## Data shown
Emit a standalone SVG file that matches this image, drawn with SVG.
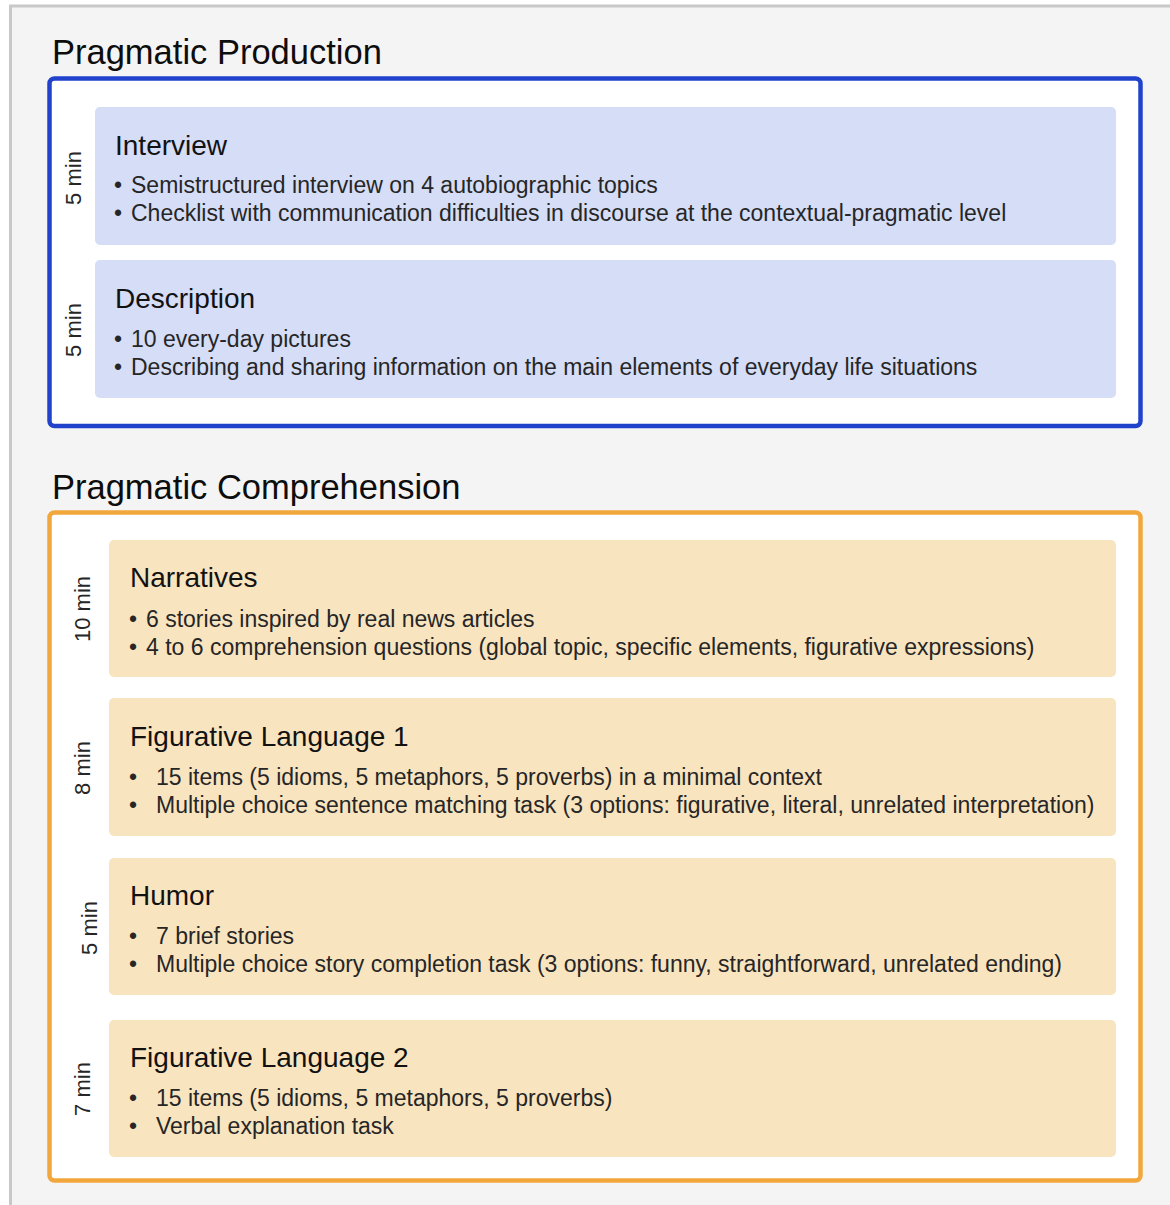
<svg xmlns="http://www.w3.org/2000/svg" width="1170" height="1205" viewBox="0 0 1170 1205">
<style>
  text { font-family: "Liberation Sans", Arial, sans-serif; fill: #1e1e1e; }
  .sec { font-size: 34.5px; fill: #0d0d0d; }
  .ttl { font-size: 28px; fill: #121212; }
  .bul { font-size: 23px; fill: #262626; }
  .time { font-size: 22px; fill: #262626; text-anchor: middle; dominant-baseline: central; }
  .blueBox { fill: #ffffff; stroke: #2143cc; stroke-width: 4.5; }
  .orangeBox { fill: #ffffff; stroke: #f1a73b; stroke-width: 4.5; }
  .blueCard { fill: #d5ddf7; }
  .orangeCard { fill: #f9e4c0; }
</style>
<rect x="0" y="0" width="1170" height="1205" fill="#ffffff"/>
<rect x="10.5" y="6" width="1180" height="1220" fill="#f4f4f4" stroke="#c8c8c8" stroke-width="3"/>

<g id="production">
  <text class="sec" x="52" y="64">Pragmatic Production</text>
  <rect class="blueBox" x="49.5" y="78.5" width="1091" height="347.5" rx="5"/>
</g>

<g id="interview">
  <text class="time" transform="translate(73,178) rotate(-90)">5 min</text>
  <rect class="blueCard" x="95" y="107" width="1021" height="138" rx="5"/>
  <text class="ttl" x="115" y="155">Interview</text>
  <text class="bul" x="114" y="193">•</text>
  <text class="bul" x="131" y="193">Semistructured interview on 4 autobiographic topics</text>
  <text class="bul" x="114" y="221">•</text>
  <text class="bul" x="131" y="221">Checklist with communication difficulties in discourse at the contextual-pragmatic level</text>
</g>

<g id="description">
  <text class="time" transform="translate(73,330) rotate(-90)">5 min</text>
  <rect class="blueCard" x="95" y="260" width="1021" height="138" rx="5"/>
  <text class="ttl" x="115" y="308">Description</text>
  <text class="bul" x="114" y="347">•</text>
  <text class="bul" x="131" y="347">10 every-day pictures</text>
  <text class="bul" x="114" y="375">•</text>
  <text class="bul" x="131" y="375">Describing and sharing information on the main elements of everyday life situations</text>
</g>

<g id="comprehension">
  <text class="sec" x="52" y="499">Pragmatic Comprehension</text>
  <rect class="orangeBox" x="49.5" y="512.5" width="1091" height="668" rx="5"/>
</g>

<g id="narratives">
  <text class="time" transform="translate(82,609) rotate(-90)">10 min</text>
  <rect class="orangeCard" x="109" y="540" width="1007" height="137" rx="5"/>
  <text class="ttl" x="130" y="587">Narratives</text>
  <text class="bul" x="129" y="627">•</text>
  <text class="bul" x="146" y="627">6 stories inspired by real news articles</text>
  <text class="bul" x="129" y="655">•</text>
  <text class="bul" x="146" y="655">4 to 6 comprehension questions (global topic, specific elements, figurative expressions)</text>
</g>

<g id="figurative1">
  <text class="time" transform="translate(82,768) rotate(-90)">8 min</text>
  <rect class="orangeCard" x="109" y="698" width="1007" height="138" rx="5"/>
  <text class="ttl" x="130" y="746">Figurative Language 1</text>
  <text class="bul" x="129" y="785">•</text>
  <text class="bul" x="156" y="785">15 items (5 idioms, 5 metaphors, 5 proverbs) in a minimal context</text>
  <text class="bul" x="129" y="813">•</text>
  <text class="bul" x="156" y="813">Multiple choice sentence matching task (3 options: figurative, literal, unrelated interpretation)</text>
</g>

<g id="humor">
  <text class="time" transform="translate(89,928) rotate(-90)">5 min</text>
  <rect class="orangeCard" x="109" y="858" width="1007" height="137" rx="5"/>
  <text class="ttl" x="130" y="905">Humor</text>
  <text class="bul" x="129" y="944">•</text>
  <text class="bul" x="156" y="944">7 brief stories</text>
  <text class="bul" x="129" y="972">•</text>
  <text class="bul" x="156" y="972">Multiple choice story completion task (3 options: funny, straightforward, unrelated ending)</text>
</g>

<g id="figurative2">
  <text class="time" transform="translate(82,1089) rotate(-90)">7 min</text>
  <rect class="orangeCard" x="109" y="1020" width="1007" height="137" rx="5"/>
  <text class="ttl" x="130" y="1067">Figurative Language 2</text>
  <text class="bul" x="129" y="1106">•</text>
  <text class="bul" x="156" y="1106">15 items (5 idioms, 5 metaphors, 5 proverbs)</text>
  <text class="bul" x="129" y="1134">•</text>
  <text class="bul" x="156" y="1134">Verbal explanation task</text>
</g>

<g id="connectors"></g>
</svg>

## Task requirements
Gather all the lines that include the word "with" and copy them out.

## Written answer
Emit a standalone SVG file that matches this image, drawn with SVG.
  <text class="bul" x="131" y="221">Checklist with communication difficulties in discourse at the contextual-pragmatic level</text>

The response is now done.